Un tracé établi sur plus de 800 Km, à partir de Zouerate, pour arriver au point défini doit être rigoureusement respecté pour ne pas se voir infligé les sanctions prévues pour toute infiltration en zone militaire ou s’exposer aux tirs d’armes. Les opérations d’orpaillage s’effectueront, précise le directeur général de Maaden Mauritanie, Hamoud Ould Mhamed, sur un espace autorisé de 104.000 kilomètres carrés.

Les autorités mauritaniennes espèrent que cette ruée vers la zone de Chegatt (20 000 orpailleurs) sera concluante comme l’ont été celles qui l’ont précédée (Chami, Gleib Ndour) qui, tout en contribuant à la résorption du chômage des jeunes, a renforcé les réserves en or du pays.

Selon les indications de la Banque centrale de Mauritanie, les avoirs en or comprenant l’or détenu au siège de la BCM et à la Banque de France, réévalués au 31/12/2019, sont établis à 2.425 000 000 MRU contre 576 000 000 MRU au 31/12/2018, soit une forte augmentation, représentant plus que 300%. La variation de l’exercice est liée essentiellement à l’augmentation des quantités d’or dans les caves de la BCM liée aux opérations d’acquisition des grandes quantités auprès des orpailleurs dans le nord du pays. Au mois de septembre 2020, le responsable du point d’achat de la BCM à Chami, zone où opère la société Tasiast Mauritanie, a révélé 20 kg d’or sont achetés quotidiennement aux orpailleurs malgré une forte contrebande à l’aéroport international de Nouakchott et sur les frontières terrestres du pays.

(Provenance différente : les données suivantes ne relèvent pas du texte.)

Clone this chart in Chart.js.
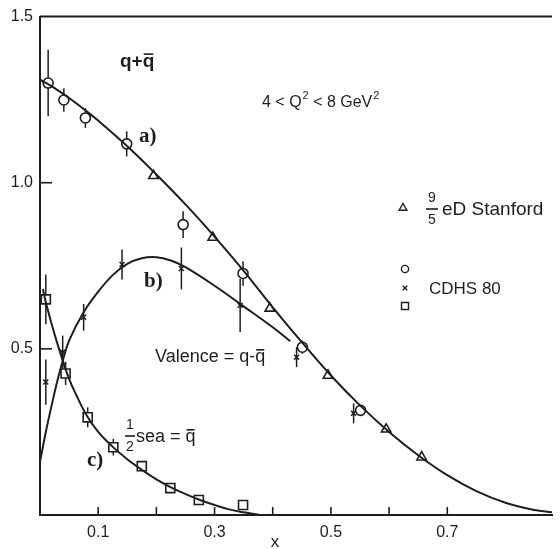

Au cours du troisième trimestre 2020, l’or compte pour 25% des exportations mauritaniennes évaluées à 27 390 millions MRU, en progression de 8,6% par rapport au trimestre précédent. Si la tendance se poursuit, avec l’ouverture de la zone de Chegatt, le métal jaune pourrait, à moyen terme, dépasser les exportations de minerai de fer (35,5%) et des produits de la pêche (30,5%). Les exportations de l’or, d’une valeur de 7068 millions MRU, enregistrent une augmentation de 10,7% par rapport au deuxième trimestre 2020. Leur principale destination est la Suisse et le Canada.